Objective =
The line holding "profBv = [322,316,300,282,250,228];" is the last one to output; start at the first line of the data, keep every line in between exactly, and leave out pictures.

Data section =
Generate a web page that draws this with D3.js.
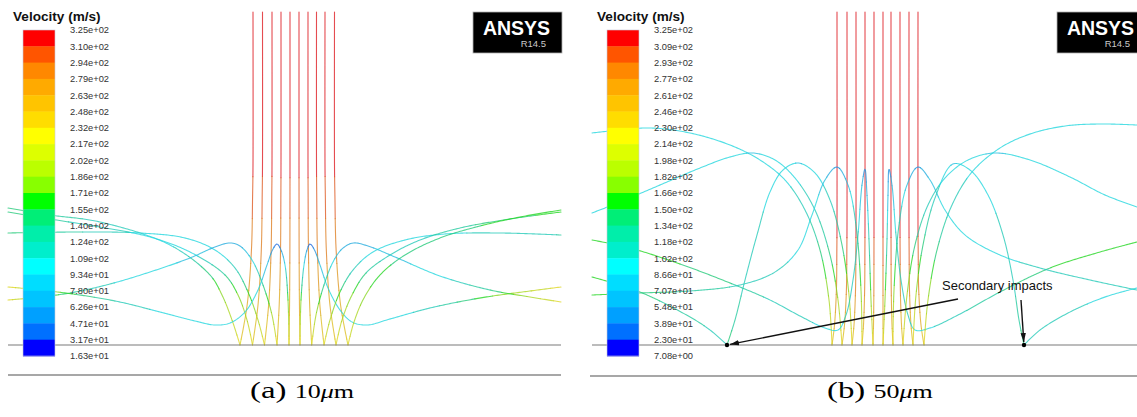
<!DOCTYPE html>
<html><head><meta charset="utf-8">
<script src="https://cdn.jsdelivr.net/npm/d3@7"></script>
<style>
body{margin:0;background:#fff}svg{display:block}
.sans{font-family:Arial,'Liberation Sans',Helvetica,sans-serif}
.serif{font-family:'Times New Roman','Liberation Serif',Times,serif}
</style>
</head><body>
<script>
// ---------- data ----------
const legendTitle = "Velocity (m/s)";
const legendA = ["3.25e+02","3.10e+02","2.94e+02","2.79e+02","2.63e+02","2.48e+02","2.32e+02","2.17e+02","2.02e+02","1.86e+02","1.71e+02","1.55e+02","1.40e+02","1.24e+02","1.09e+02","9.34e+01","7.80e+01","6.26e+01","4.71e+01","3.17e+01","1.63e+01"];
const legendB = ["3.25e+02","3.09e+02","2.93e+02","2.77e+02","2.61e+02","2.46e+02","2.30e+02","2.14e+02","1.98e+02","1.82e+02","1.66e+02","1.50e+02","1.34e+02","1.18e+02","1.02e+02","8.66e+01","7.07e+01","5.48e+01","3.89e+01","2.30e+01","7.08e+00"];
const bandColors = ["#ff0000","#ff5500","#ff8800","#ffaa00","#ffc400","#ffdd00","#ffff00","#ddff00","#bbff00","#88ff00","#00ff00","#00ee77","#00eeaa","#00eecc","#00ffff","#00ddff","#00c4ff","#00a0ff","#0070ff","#0000ff"];
const captions = [["(a)","10","μ","m"],["(b)","50","μ","m"]];

// jet (incoming particle) start x positions and wall impact x positions (units: 0.1 mm from jet axis)
const jetA = [-41,-31.5,-22,-13,-4,5,14,22.5,31,40.5];
const impactA = [-54,-41.5,-29.5,-17,-5,6,17.7,30,42,54];
const jetB = [-41,-31,-22,-13,-4,5,13,22,31,40];
const impactB = [-46,-36,-26,-16,-5,5,15,25,35,46];
// incoming path profile: height above wall, fraction of lateral deflection, velocity
const profAy = [333,180,150,95,40,0], profAf = [0,0,0.03,0.12,0.45,1], profAv = [322,316,300,286,255,228];
const profBy = [333,118,95,55,20,0],  profBf = [0,0,0.03,0.12,0.5,1],  profBv = [322,316,300,282,250,228];

// rebound trajectories [x, height, velocity]
const reboundA = [
 [[-54,0,228],[-62,25,200],[-72,50,180],[-84,70,150],[-124,100,105],[-194,123,115],[-244,130,140],[-286,137,155]],
 [[-41.5,0,228],[-47,25,200],[-56,50,175],[-69,70,140],[-104,93,100],[-144,108,105],[-194,118,115],[-244,126,130],[-286,133,150]],
 [[-29.5,0,228],[-36,25,195],[-46,53,160],[-59,77,115],[-79,95,100],[-109,107,100],[-154,112,105],[-214,113,125],[-286,112,150]],
 [[-17,0,228],[-22,30,190],[-31,60,140],[-42,85,100],[-54,99,75],[-64,102,65],[-79,98,75],[-104,87,90],[-144,73,100],[-184,61,110],[-224,52,140],[-264,47,190],[-286,45,225]],
 [[-5,0,228],[-6,45,170],[-9,80,100],[-13,95,60],[-17,101,35],[-21,96,50],[-27,80,85],[-36,55,100],[-49,33,105],[-64,22,100],[-79,20,100],[-99,24,100],[-134,33,105],[-174,43,120],[-214,50,150],[-254,55,190],[-286,58,225]],
 [[6,0,228],[7,45,170],[10,80,100],[13,95,60],[16,101,35],[20,96,50],[26,80,85],[34,57,100],[46,35,105],[58,23,100],[73,20,100],[96,26,100],[136,37,115],[186,47,160],[236,54,200],[267,58,225]],
 [[17.7,0,228],[22,30,190],[30,60,140],[39,83,100],[48,96,75],[59,102,65],[74,99,75],[101,88,90],[146,69,100],[196,55,140],[236,48,190],[267,43,225]],
 [[30,0,228],[36,25,195],[46,53,160],[59,75,115],[79,93,100],[111,105,100],[151,111,105],[206,112,115],[267,110,125]],
 [[42,0,228],[48,25,200],[58,50,175],[72,72,140],[96,90,115],[126,105,120],[166,117,135],[216,126,150],[267,133,160]],
 [[54,0,228],[60,23,200],[70,47,180],[86,70,160],[111,90,150],[146,107,150],[186,119,155],[226,128,160],[267,135,165]]
];
const reboundB = [
 [[-46,0,228],[-49,45,185],[-58,95,140],[-73,135,110],[-93,165,100],[-118,185,100],[-148,200,100],[-188,212,100],[-228,217,100],[-268,214,100],[-286,212,100]],
 [[-36,0,228],[-40,45,185],[-48,90,140],[-63,135,110],[-83,167,100],[-103,185,90],[-125,192,85],[-148,188,90],[-178,177,95],[-218,160,100],[-258,143,100],[-286,132,100]],
 [[-26,0,228],[-29,50,185],[-36,100,140],[-48,145,110],[-63,172,95],[-80,182,85],[-95,175,95],[-108,153,100],[-121,110,105],[-133,65,110],[-143,25,130],[-151,0,140]],
 [[-151,0,115],[-168,15,115],[-188,28,125],[-238,53,140],[-286,68,155]],
 [[-5,0,228],[-7,45,175],[-9,105,120],[-11,150,70],[-13,176,40],[-16,160,70],[-20,110,105],[-25,65,110],[-32,30,105],[-40,15,100],[-53,17,100],[-78,29,105],[-108,45,115],[-148,62,135],[-198,81,150],[-248,97,160],[-286,105,165]],
 [[-16,0,228],[-17,55,170],[-22,120,120],[-30,160,80],[-41,178,50],[-53,165,75],[-66,130,100],[-80,95,100],[-103,73,105],[-138,60,115],[-188,54,130],[-238,52,145],[-286,50,160]],
 [[5,0,228],[7,45,175],[9,105,120],[10,150,70],[11,176,40],[14,160,70],[18,110,105],[23,65,110],[30,30,105],[37,15,100],[52,17,100],[82,31,115],[122,53,135],[172,77,150],[222,93,160],[259,103,165]],
 [[15,0,228],[16,55,170],[21,120,120],[29,160,80],[40,178,50],[52,165,75],[67,135,95],[87,110,100],[122,90,100],[162,77,105],[212,65,110],[259,55,115]],
 [[25,0,228],[29,50,185],[37,100,140],[50,140,110],[67,167,100],[90,185,90],[117,192,85],[152,185,90],[192,168,95],[227,150,100],[259,138,100]],
 [[35,0,228],[38,50,185],[45,100,140],[57,147,110],[75,181,85],[92,175,95],[110,150,100],[125,110,105],[135,65,110],[141,25,130],[146,0,140]],
 [[146,0,115],[162,15,110],[192,33,105],[227,48,100],[259,57,100]],
 [[46,0,228],[50,45,185],[59,95,140],[74,140,110],[94,173,100],[122,197,100],[152,211,100],[187,219,100],[222,221,100],[259,220,100]]
];
// secondary impact annotation (panel b)
const secondaryDots = [[-151,0],[146,0]];
const arrowTails = [[80,46],[143,45]];
const annotText = "Secondary impacts", annotPos = [64,55];

// ---------- layout ----------
const W = 1137, H = 417;
const svg = d3.select("body").append("svg").attr("width", W).attr("height", H);
svg.append("defs").append("marker").attr("id","ah").attr("viewBox","0 0 10 6")
  .attr("refX",10).attr("refY",3).attr("markerWidth",9).attr("markerHeight",5.5)
  .attr("markerUnits","userSpaceOnUse").attr("orient","auto")
  .append("path").attr("d","M0,0L10,3L0,6Z").attr("fill","#111");

const yScale = d3.scaleLinear().domain([0,333]).range([345,12]);
const panels = [
  {dx:0, xs:d3.scaleLinear().domain([-286,267]).range([8,561]), legend:legendA, vmin:16.3,
   jet:jetA, imp:impactA, py:profAy, pf:profAf, pv:profAv, reb:reboundA, wall:[8,561], base:[8,561,375], cap:captions[0], capX:250},
  {dx:584, xs:d3.scaleLinear().domain([-286,267]).range([592,1145]), legend:legendB, vmin:7.08,
   jet:jetB, imp:impactB, py:profBy, pf:profBf, pv:profBv, reb:reboundB, wall:[592,1137], base:[590,1137,376], cap:captions[1], capX:827}
];

function drawTraj(g, pts, xs, ys, color) {
  const P = pts.map(d => [xs(d[0]), ys(d[1])]);
  const gen = d3.line().curve(d3.curveCatmullRom.alpha(0.5));
  const tmp = g.append("path").attr("d", gen(P)).attr("fill","none");
  const node = tmp.node(); const L = node.getTotalLength();
  const cum = [0];
  for (let i = 1; i < P.length; i++) cum.push(cum[i-1] + Math.hypot(P[i][0]-P[i-1][0], P[i][1]-P[i-1][1]));
  const C = cum[cum.length-1];
  const vAt = t => { let i = 0; while (i < cum.length-2 && cum[i+1] < t) i++;
    const f = Math.max(0, Math.min(1, (t-cum[i])/((cum[i+1]-cum[i])||1)));
    return pts[i][2] + (pts[i+1][2]-pts[i][2])*f; };
  const n = Math.max(4, Math.ceil(L/1.5));
  const samples = d3.range(n+1).map(k => node.getPointAtLength(k/n*L));
  tmp.remove();
  const runs = []; let cur = null;
  for (let k = 1; k <= n; k++) {
    const c = color(vAt((k-0.5)/n*C));
    if (!cur || cur.c !== c) { cur = {c, p:[samples[k-1]]}; runs.push(cur); }
    cur.p.push(samples[k]);
  }
  runs.forEach(r => g.append("path")
    .attr("d", d3.line().x(d=>d.x).y(d=>d.y)(r.p))
    .attr("fill","none").attr("stroke", d3.interpolateRgb(r.c, "#8a7088")(0.28))
    .attr("stroke-width",1.1).attr("stroke-opacity",0.8)
    .attr("stroke-linecap","round").attr("stroke-linejoin","round"));
}

panels.forEach(p => {
  const color = d3.scaleQuantize().domain([p.vmin, 325]).range(bandColors.slice().reverse());
  const g = svg.append("g");
  p.jet.forEach((x0, i) => {
    const dxi = p.imp[i] - x0;
    const pts = p.py.map((y, k) => [x0 + dxi*p.pf[k], y, p.pv[k]]);
    drawTraj(g, pts, p.xs, yScale, color);
  });
  p.reb.forEach(t => drawTraj(g, t, p.xs, yScale, color));
  svg.append("line").attr("x1",p.wall[0]).attr("x2",p.wall[1]).attr("y1",yScale(0)).attr("y2",yScale(0))
    .attr("stroke","#7a7a7a").attr("stroke-width",1.2);
  svg.append("line").attr("x1",p.base[0]).attr("x2",p.base[1]).attr("y1",p.base[2]).attr("y2",p.base[2])
    .attr("stroke","#8a8a8a").attr("stroke-width",1.6);
  // colour bar
  const bx = 23 + p.dx, by0 = 30, by1 = 356, bh = (by1-by0)/20;
  bandColors.forEach((c, i) => svg.append("rect").attr("x",bx).attr("y",by0+i*bh).attr("width",32)
    .attr("height",bh+0.4).attr("fill",c));
  svg.append("rect").attr("x",bx).attr("y",by0).attr("width",32).attr("height",by1-by0)
    .attr("fill","none").attr("stroke","#c8c8d8").attr("stroke-width",0.6);
  p.legend.forEach((t, i) => svg.append("text").attr("class","sans").attr("x",bx+47).attr("y",by0+i*bh+3.3)
    .attr("font-size",9.3).attr("fill","#333").text(t));
  svg.append("text").attr("class","sans").attr("x",13+p.dx).attr("y",21)
    .attr("font-weight","bold").attr("font-size",13.6).attr("fill","#111").text(legendTitle);
  // ANSYS logo
  const lx = 473 + p.dx;
  svg.append("rect").attr("x",lx).attr("y",12).attr("width",89).attr("height",41).attr("fill","#000")
    .attr("stroke","#b0b0b0").attr("stroke-width",0.8);
  svg.append("text").attr("class","sans").attr("x",lx+43.5).attr("y",34.5).attr("text-anchor","middle")
    .attr("font-weight","bold").attr("font-size",19.5).attr("fill","#fff").text("ANSYS");
  svg.append("text").attr("class","sans").attr("x",lx+73).attr("y",47).attr("text-anchor","end")
    .attr("font-size",9.5).attr("fill","#c8c8c8").text("R14.5");
  // caption
  const cap = svg.append("text").attr("class","serif").attr("transform",`translate(${p.capX},398) scale(1.37,1)`)
    .attr("fill","#000");
  cap.append("tspan").attr("font-size",24).text(p.cap[0] + " ");
  cap.append("tspan").attr("font-size",19).text(p.cap[1]);
  cap.append("tspan").attr("font-size",19).attr("font-style","italic").text(p.cap[2]);
  cap.append("tspan").attr("font-size",19).text(p.cap[3]);
});

// annotation on panel b
const pb = panels[1];
secondaryDots.forEach((d, i) => {
  const x1 = pb.xs(arrowTails[i][0]), y1 = yScale(arrowTails[i][1]);
  const x2 = pb.xs(d[0]), y2 = yScale(d[1]);
  const len = Math.hypot(x2-x1, y2-y1), sh = 3;
  svg.append("line").attr("x1",x1).attr("y1",y1)
    .attr("x2",x2-(x2-x1)/len*sh).attr("y2",y2-(y2-y1)/len*sh)
    .attr("stroke","#111").attr("stroke-width",1.4).attr("marker-end","url(#ah)");
  svg.append("circle").attr("cx",x2).attr("cy",y2).attr("r",2.2).attr("fill","#000");
});
svg.append("text").attr("class","sans").attr("x",pb.xs(annotPos[0])).attr("y",yScale(annotPos[1]))
  .attr("font-size",13).attr("fill","#111").text(annotText);
</script>
</body></html>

Answer in full =
Generate a web page that draws this with D3.js.
<!DOCTYPE html>
<html><head><meta charset="utf-8">
<script src="https://cdn.jsdelivr.net/npm/d3@7"></script>
<style>
body{margin:0;background:#fff}svg{display:block}
.sans{font-family:Arial,'Liberation Sans',Helvetica,sans-serif}
.serif{font-family:'Times New Roman','Liberation Serif',Times,serif}
</style>
</head><body>
<script>
// ---------- data ----------
const legendTitle = "Velocity (m/s)";
const legendA = ["3.25e+02","3.10e+02","2.94e+02","2.79e+02","2.63e+02","2.48e+02","2.32e+02","2.17e+02","2.02e+02","1.86e+02","1.71e+02","1.55e+02","1.40e+02","1.24e+02","1.09e+02","9.34e+01","7.80e+01","6.26e+01","4.71e+01","3.17e+01","1.63e+01"];
const legendB = ["3.25e+02","3.09e+02","2.93e+02","2.77e+02","2.61e+02","2.46e+02","2.30e+02","2.14e+02","1.98e+02","1.82e+02","1.66e+02","1.50e+02","1.34e+02","1.18e+02","1.02e+02","8.66e+01","7.07e+01","5.48e+01","3.89e+01","2.30e+01","7.08e+00"];
const bandColors = ["#ff0000","#ff5500","#ff8800","#ffaa00","#ffc400","#ffdd00","#ffff00","#ddff00","#bbff00","#88ff00","#00ff00","#00ee77","#00eeaa","#00eecc","#00ffff","#00ddff","#00c4ff","#00a0ff","#0070ff","#0000ff"];
const captions = [["(a)","10","μ","m"],["(b)","50","μ","m"]];

// jet (incoming particle) start x positions and wall impact x positions (units: 0.1 mm from jet axis)
const jetA = [-41,-31.5,-22,-13,-4,5,14,22.5,31,40.5];
const impactA = [-54,-41.5,-29.5,-17,-5,6,17.7,30,42,54];
const jetB = [-41,-31,-22,-13,-4,5,13,22,31,40];
const impactB = [-46,-36,-26,-16,-5,5,15,25,35,46];
// incoming path profile: height above wall, fraction of lateral deflection, velocity
const profAy = [333,180,150,95,40,0], profAf = [0,0,0.03,0.12,0.45,1], profAv = [322,316,300,286,255,228];
const profBy = [333,118,95,55,20,0],  profBf = [0,0,0.03,0.12,0.5,1],  profBv = [322,316,300,282,250,228];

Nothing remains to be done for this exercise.